Worse, assuming that these assets will deliver “safe, long-term and predictable” returns suggests the manifesto writers know something investment experts don’t. While pension funds express interest in infrastructure investments, most of them envisage this making up part of a diversified portfolio.

The only apparent room for diversification is between the different public assets listed.

It is unclear whether this decision will be left to trustees, consultants and investment managers, or whether the Green Investment Bank will choose the assets for schemes to invest in and the respective weightings between allocations.

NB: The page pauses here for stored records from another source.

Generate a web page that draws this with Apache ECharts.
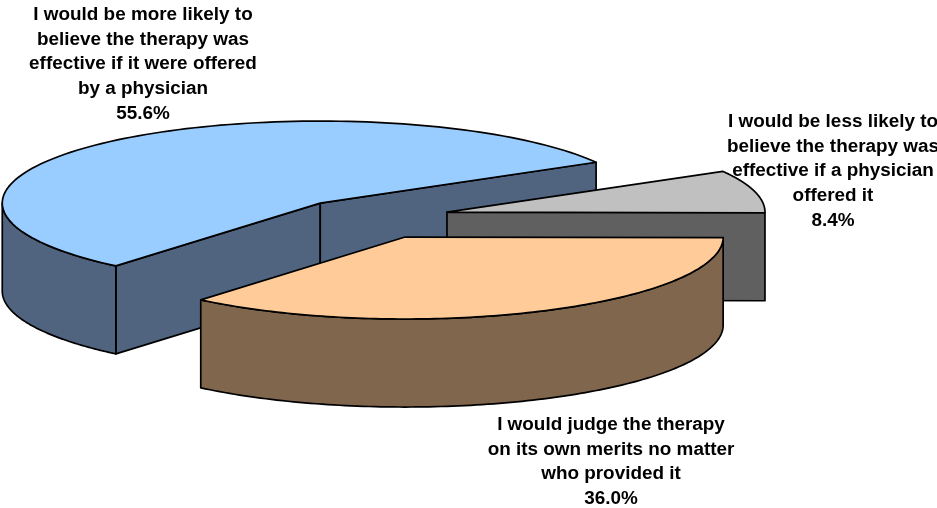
<!DOCTYPE html>
<html>
<head>
<meta charset="utf-8">
<style>
html, body { margin: 0; padding: 0; background: #fff; }
#main { width: 937px; height: 508px; }
</style>
<script src="https://cdn.jsdelivr.net/npm/echarts@6/dist/echarts.min.js"></script>
</head>
<body>
<div id="main"></div>
<script>
// clockwise order, starting from the front-left edge of the big slice
var labels = [
	['I would be more likely to', 'believe the therapy was', 'effective if it were offered', 'by a physician'],
	['I would be less likely to', 'believe the therapy was', 'effective if a physician', 'offered it'],
	['I would judge the therapy', 'on its own merits no matter', 'who provided it']
];
var values = [55.6, 8.4, 36.0];
var topColors = ['#99CCFF', '#C0C0C0', '#FFCC99'];
var wallColors = ['#50647F', '#606060', '#80664D'];
var labelCenters = [[143, 15], [833, 122], [611, 425]];
var nudges = [[0, 0], [-2, -1.5], [0, -0.6]];

var startAngle = 230;
var centerX = 371.6, centerY = 218.9;
var rx = 318, ry = 82, depth = 88, explode = 80;
var lineHeight = 24.6;

var total = values.reduce(function (a, b) { return a + b; }, 0);

function ellipsePoint(cx, cy, deg) {
	var r = deg * Math.PI / 180;
	return [cx + rx * Math.cos(r), cy - ry * Math.sin(r)];
}

function down(p) {
	return [p[0], p[1] + depth];
}

function poly(points, fill) {
	return {
		type: 'polygon',
		shape: { points: points },
		style: { fill: fill, stroke: '#000', lineWidth: 1.7, lineJoin: 'round' }
	};
}

function arcPoints(cx, cy, from, to) {
	var pts = [];
	var steps = 120;
	for (var s = 0; s <= steps; s++) {
		pts.push(ellipsePoint(cx, cy, from + (to - from) * s / steps));
	}
	return pts;
}

function renderSlice(params, api) {
	var i = params.dataIndex;
	var before = 0;
	for (var k = 0; k < i; k++) before += values[k];
	var sweep = values[i] / total * 360;
	var a0 = startAngle - before / total * 360;
	var a1 = a0 - sweep;
	var mid = (a0 + a1) / 2 * Math.PI / 180;
	var cx = centerX + explode * Math.cos(mid) + nudges[i][0];
	var cy = centerY - explode * ry / rx * Math.sin(mid) + nudges[i][1];
	var apex = [cx, cy];
	var arc = arcPoints(cx, cy, a0, a1);
	var children = [];

	// cut faces, drawn only when they turn towards the viewer
	if (Math.sin((a0 + 90) * Math.PI / 180) < 0) {
		children.push(poly([apex, arc[0], down(arc[0]), down(apex)], wallColors[i]));
	}
	if (Math.sin((a1 - 90) * Math.PI / 180) < 0) {
		var end = arc[arc.length - 1];
		children.push(poly([apex, end, down(end), down(apex)], wallColors[i]));
	}

	// outer wall, the part on the front half of the ellipse (180..360 deg)
	var from = a0 <= 1e-6 ? a0 + 360 : a0;
	if (from > 180) {
		var front = arcPoints(cx, cy, from, Math.max(from - sweep, 180));
		children.push(poly(front.concat(front.map(down).reverse()), wallColors[i]));
	}

	children.push(poly([apex].concat(arc), topColors[i]));

	return { type: 'group', children: children };
}

function renderLabel(params) {
	var i = params.dataIndex;
	var lines = labels[i].concat([values[i].toFixed(1) + '%']);
	return {
		type: 'group',
		children: lines.map(function (line, n) {
			return {
				type: 'text',
				x: labelCenters[i][0],
				y: labelCenters[i][1] + n * lineHeight,
				style: {
					text: line,
					fill: '#000',
					font: 'bold 18.9px "Liberation Sans", Arial, sans-serif',
					align: 'center',
					verticalAlign: 'middle'
				}
			};
		})
	};
}

var myChart = echarts.init(document.getElementById('main'), null, { renderer: 'canvas' });
var option = {
	animation: false,
	backgroundColor: '#fff',
	series: [{
		type: 'custom',
		coordinateSystem: 'none',
		data: values,
		renderItem: renderSlice,
		silent: true
	}, {
		type: 'custom',
		coordinateSystem: 'none',
		data: values,
		renderItem: renderLabel,
		silent: true
	}]
};
myChart.setOption(option);
</script>
</body>
</html>
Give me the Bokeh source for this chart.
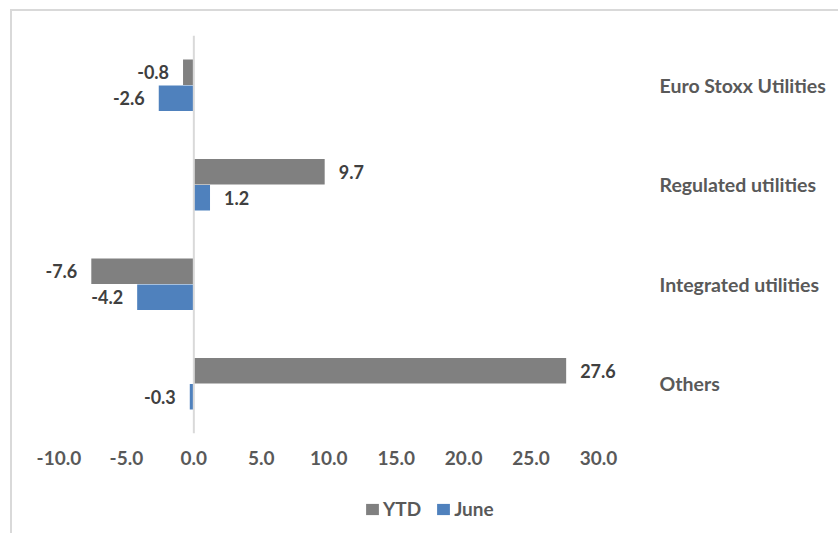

This begs the question what the fund management industry would be for with such a limited pool of UK assets to invest in. Would existing employer-provided pensions continue to invest as normal or be forced to reallocate their investments? What would all this do for the stability of the economy, given the massive short-term reallocation of funds toward a single asset class? And isn’t it the role of pension scheme managers to decide whether they think energy companies’ stocks will perform better or worse than UK infrastructure assets?

Tax relief for private pensions cut by half

Individuals investing in a private pension who have thus far benefited from tax and National Insurance relief would also see these benefits cut by half under Green Party proposals.

Those on higher incomes would further be hit by the National Insurance upper threshold being scrapped, which the Green Party argues would bring an additional £28bn into the Treasury and could partly be used to fund an increase in Child Benefit payments.

Incentives for investing in a private pension would be dramatically reduced.

Introduction of the ‘Citizen’s Pension’

The Green Party also wants to introduce a new ‘Citizen’s Pension’, effective from 2016. This would be a state-funded pension given to everyone regardless of their history of contribution.

The aim is to eliminate poverty in retirement, by paying out £180 per week to a single pensioner and £310 to a couple, rather than the existing maximum of £115.95 per week. This would raise the state pension obligation from £90bn to £116bn, or by £26bn.

The higher provision would be funded through the proposed reduction of tax and National Insurance incentives for private pensions, which the manifesto claims would raise £20bn. A further £6bn would be taken from the abolition of the National Insurance upper threshold, it says.

Verdict

The manifesto seeks to create equality among pensions provision, but in the process of doing so alienates anyone who has saved or is saving for a private pension using a diversified portfolio.

In seeking to end poverty in retirement, restricting retirees to a single set of assets which may not perform as expected could see them poorer than they would be under existing arrangements.

Punishing these savers in order to fund a small increase in payments made from the state-funded pension scheme seems unfair on the large number of individuals it would affect.